- Short problem
In this exercise, the entries below include pictures. Repeat exactly the lines from the line with "Give me the Chart.js source for this chart." to the line with "const acImbalCategories = [1, 2, 3, 4, 5, 6];", including both, but without the pictures.

— START The records —

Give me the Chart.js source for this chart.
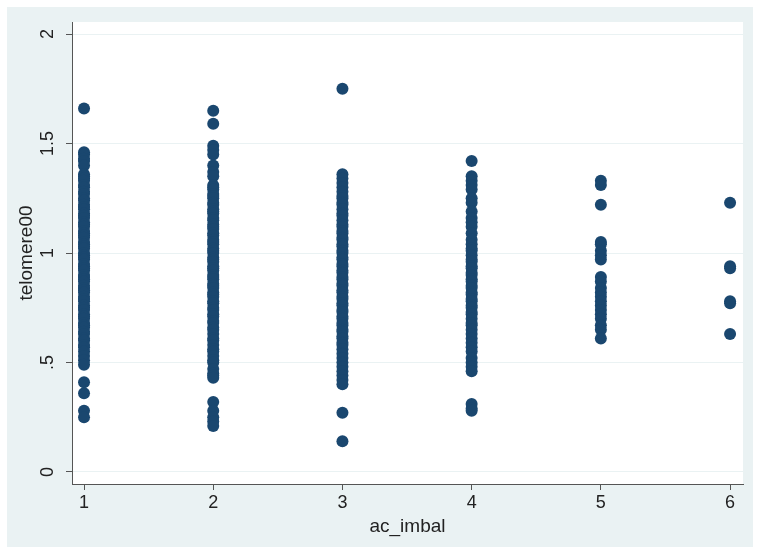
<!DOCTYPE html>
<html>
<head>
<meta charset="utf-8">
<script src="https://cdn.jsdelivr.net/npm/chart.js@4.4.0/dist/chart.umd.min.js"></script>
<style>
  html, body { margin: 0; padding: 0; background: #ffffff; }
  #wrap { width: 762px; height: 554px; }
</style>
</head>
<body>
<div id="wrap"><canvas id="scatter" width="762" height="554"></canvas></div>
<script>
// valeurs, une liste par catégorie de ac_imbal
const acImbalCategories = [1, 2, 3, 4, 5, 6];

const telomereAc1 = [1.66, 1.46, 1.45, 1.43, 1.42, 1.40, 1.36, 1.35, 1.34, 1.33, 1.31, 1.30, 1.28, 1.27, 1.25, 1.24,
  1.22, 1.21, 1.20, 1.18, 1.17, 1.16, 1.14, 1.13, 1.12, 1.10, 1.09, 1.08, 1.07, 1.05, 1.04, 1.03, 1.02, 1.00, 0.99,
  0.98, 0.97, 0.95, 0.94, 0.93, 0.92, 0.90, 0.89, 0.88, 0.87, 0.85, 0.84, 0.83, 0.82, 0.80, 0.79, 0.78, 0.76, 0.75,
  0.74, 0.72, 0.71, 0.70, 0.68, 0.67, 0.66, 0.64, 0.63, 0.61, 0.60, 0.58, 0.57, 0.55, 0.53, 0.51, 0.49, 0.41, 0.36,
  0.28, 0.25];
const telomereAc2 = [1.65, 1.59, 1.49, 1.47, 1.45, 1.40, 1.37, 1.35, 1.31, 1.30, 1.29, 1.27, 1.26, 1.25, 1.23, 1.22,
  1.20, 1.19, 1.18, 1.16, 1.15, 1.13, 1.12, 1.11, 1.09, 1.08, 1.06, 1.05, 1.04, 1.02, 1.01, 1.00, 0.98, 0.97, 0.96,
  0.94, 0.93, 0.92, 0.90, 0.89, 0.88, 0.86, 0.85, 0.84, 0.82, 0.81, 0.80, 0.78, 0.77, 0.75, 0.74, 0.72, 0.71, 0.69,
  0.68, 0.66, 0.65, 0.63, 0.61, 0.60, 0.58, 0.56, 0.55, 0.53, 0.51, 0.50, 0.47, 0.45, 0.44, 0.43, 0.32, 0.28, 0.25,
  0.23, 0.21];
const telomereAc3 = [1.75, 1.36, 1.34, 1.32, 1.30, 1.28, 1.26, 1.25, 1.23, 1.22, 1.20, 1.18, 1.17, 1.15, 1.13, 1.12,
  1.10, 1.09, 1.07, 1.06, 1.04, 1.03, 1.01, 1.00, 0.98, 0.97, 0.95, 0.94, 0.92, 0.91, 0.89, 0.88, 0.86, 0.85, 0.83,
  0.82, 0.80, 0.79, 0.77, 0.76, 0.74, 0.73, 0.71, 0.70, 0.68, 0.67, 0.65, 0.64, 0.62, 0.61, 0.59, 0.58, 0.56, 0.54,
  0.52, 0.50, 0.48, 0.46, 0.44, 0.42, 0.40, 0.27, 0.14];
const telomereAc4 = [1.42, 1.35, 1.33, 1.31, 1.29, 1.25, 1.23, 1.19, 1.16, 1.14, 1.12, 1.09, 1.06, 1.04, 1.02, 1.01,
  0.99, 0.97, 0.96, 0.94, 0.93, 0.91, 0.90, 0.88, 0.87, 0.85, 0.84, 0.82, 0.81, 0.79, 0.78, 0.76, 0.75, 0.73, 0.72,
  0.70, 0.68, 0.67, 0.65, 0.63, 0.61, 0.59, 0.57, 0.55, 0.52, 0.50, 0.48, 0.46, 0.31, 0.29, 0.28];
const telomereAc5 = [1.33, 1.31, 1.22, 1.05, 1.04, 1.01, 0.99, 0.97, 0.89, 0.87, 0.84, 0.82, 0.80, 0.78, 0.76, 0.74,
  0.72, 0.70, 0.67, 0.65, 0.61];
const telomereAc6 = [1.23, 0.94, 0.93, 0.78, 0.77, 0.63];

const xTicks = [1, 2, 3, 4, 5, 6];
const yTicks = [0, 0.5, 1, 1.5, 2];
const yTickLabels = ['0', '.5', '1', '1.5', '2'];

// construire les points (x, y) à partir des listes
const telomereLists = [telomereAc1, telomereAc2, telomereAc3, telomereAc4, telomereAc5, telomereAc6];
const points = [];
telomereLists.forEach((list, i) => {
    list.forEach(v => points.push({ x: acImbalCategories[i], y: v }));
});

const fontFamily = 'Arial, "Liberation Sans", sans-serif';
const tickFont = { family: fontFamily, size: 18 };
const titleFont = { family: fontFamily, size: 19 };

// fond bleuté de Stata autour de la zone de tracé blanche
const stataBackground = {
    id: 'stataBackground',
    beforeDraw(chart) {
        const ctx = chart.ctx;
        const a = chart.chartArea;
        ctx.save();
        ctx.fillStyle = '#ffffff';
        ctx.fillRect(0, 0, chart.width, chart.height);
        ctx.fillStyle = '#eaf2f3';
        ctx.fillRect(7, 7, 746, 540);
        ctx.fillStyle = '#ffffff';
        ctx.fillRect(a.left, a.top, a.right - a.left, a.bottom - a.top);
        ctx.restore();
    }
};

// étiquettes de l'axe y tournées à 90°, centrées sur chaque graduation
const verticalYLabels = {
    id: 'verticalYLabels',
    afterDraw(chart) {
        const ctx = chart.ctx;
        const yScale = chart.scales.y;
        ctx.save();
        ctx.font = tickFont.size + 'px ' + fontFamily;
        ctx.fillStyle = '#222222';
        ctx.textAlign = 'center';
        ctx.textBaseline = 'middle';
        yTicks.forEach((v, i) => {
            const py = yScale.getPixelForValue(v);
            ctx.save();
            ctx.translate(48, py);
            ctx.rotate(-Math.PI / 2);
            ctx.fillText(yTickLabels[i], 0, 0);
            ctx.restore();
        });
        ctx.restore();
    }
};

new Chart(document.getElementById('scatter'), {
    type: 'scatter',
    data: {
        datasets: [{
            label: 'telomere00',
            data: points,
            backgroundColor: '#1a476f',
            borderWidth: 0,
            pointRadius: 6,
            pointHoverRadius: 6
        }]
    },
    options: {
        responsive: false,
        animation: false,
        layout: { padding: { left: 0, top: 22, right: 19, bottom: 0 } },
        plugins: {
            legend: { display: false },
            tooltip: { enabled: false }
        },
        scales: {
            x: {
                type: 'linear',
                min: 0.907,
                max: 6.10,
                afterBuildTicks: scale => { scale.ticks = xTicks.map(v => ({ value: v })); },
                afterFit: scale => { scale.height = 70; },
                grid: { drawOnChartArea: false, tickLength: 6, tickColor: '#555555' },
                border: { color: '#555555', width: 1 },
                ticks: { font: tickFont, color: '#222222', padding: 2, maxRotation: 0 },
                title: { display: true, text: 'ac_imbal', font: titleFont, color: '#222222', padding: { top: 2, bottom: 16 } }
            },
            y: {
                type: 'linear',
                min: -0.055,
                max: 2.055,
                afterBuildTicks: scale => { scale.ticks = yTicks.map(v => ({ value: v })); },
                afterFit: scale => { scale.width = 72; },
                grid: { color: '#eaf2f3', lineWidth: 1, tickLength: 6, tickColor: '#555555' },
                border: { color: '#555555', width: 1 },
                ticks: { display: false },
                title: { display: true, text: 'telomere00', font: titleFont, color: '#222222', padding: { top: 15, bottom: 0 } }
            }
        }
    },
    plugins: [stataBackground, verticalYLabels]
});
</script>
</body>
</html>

— END The records —
— START The records —

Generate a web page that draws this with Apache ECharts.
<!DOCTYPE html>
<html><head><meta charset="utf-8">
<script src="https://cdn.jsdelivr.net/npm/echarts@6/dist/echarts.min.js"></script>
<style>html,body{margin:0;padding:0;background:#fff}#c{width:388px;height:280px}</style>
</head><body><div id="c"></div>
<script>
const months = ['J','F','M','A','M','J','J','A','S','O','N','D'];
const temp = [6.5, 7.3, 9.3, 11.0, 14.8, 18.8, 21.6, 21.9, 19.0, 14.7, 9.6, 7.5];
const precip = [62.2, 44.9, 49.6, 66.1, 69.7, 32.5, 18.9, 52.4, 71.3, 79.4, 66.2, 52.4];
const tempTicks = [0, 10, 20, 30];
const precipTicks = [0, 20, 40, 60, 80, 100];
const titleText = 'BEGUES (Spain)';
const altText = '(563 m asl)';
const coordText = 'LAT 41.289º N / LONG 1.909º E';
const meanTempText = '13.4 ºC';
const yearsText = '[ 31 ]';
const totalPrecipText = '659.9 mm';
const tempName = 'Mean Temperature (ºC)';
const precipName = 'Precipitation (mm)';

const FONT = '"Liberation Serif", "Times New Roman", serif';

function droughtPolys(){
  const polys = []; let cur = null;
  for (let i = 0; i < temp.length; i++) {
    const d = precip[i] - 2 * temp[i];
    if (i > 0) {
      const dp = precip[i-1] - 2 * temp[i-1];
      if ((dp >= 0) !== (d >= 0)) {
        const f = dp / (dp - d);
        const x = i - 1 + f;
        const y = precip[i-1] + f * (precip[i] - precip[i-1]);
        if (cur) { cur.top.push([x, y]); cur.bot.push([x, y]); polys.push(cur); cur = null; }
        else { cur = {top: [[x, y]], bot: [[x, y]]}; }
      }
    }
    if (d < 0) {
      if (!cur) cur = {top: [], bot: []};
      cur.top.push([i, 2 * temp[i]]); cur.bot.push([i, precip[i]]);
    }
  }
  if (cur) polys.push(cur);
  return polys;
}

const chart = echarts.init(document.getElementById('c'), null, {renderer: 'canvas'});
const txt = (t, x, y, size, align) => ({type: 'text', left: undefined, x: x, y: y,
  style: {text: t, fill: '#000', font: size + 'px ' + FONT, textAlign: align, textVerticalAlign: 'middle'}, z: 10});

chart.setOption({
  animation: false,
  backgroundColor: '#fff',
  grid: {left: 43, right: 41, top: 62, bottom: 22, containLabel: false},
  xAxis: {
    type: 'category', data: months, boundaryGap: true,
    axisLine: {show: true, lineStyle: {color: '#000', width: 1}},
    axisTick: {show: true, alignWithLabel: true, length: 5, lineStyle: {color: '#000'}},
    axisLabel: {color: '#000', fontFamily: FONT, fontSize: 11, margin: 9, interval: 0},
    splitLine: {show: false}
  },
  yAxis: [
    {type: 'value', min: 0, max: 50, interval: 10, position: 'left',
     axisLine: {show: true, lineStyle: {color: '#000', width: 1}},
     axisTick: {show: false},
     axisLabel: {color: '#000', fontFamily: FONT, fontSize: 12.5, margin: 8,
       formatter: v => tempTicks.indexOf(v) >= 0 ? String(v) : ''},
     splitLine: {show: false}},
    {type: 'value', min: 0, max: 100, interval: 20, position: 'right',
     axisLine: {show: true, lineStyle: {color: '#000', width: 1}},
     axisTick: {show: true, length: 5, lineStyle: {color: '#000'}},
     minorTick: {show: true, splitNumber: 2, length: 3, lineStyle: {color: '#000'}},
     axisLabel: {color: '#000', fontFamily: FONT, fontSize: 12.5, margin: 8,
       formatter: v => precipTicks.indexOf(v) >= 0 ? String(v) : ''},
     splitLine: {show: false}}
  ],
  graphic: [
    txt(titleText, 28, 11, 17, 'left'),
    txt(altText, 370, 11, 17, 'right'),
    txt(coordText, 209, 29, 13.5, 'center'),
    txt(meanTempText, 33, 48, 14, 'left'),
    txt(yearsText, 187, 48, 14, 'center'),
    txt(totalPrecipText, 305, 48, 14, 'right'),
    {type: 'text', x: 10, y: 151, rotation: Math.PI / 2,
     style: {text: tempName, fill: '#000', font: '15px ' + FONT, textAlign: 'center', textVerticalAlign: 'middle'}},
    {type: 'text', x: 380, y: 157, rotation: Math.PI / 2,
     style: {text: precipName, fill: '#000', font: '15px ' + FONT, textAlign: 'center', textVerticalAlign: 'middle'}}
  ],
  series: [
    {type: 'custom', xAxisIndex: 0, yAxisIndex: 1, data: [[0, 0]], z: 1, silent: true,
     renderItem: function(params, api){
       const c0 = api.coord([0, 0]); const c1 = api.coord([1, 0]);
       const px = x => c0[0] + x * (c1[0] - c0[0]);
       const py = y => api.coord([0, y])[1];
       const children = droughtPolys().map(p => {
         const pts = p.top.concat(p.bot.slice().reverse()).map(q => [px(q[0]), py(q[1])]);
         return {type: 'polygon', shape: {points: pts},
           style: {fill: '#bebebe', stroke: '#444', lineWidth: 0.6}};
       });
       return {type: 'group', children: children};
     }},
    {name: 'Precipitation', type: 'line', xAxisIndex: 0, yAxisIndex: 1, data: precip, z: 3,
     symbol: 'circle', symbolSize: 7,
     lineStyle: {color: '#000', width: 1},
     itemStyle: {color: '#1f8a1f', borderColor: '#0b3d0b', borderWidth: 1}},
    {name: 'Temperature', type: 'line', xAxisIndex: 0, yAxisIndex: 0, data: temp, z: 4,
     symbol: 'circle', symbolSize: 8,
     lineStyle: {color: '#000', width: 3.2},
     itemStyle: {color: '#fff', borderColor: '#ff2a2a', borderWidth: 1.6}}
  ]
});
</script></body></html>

— END The records —

- Output of the task
Give me the Chart.js source for this chart.
<!DOCTYPE html>
<html>
<head>
<meta charset="utf-8">
<script src="https://cdn.jsdelivr.net/npm/chart.js@4.4.0/dist/chart.umd.min.js"></script>
<style>
  html, body { margin: 0; padding: 0; background: #ffffff; }
  #wrap { width: 762px; height: 554px; }
</style>
</head>
<body>
<div id="wrap"><canvas id="scatter" width="762" height="554"></canvas></div>
<script>
// valeurs, une liste par catégorie de ac_imbal
const acImbalCategories = [1, 2, 3, 4, 5, 6];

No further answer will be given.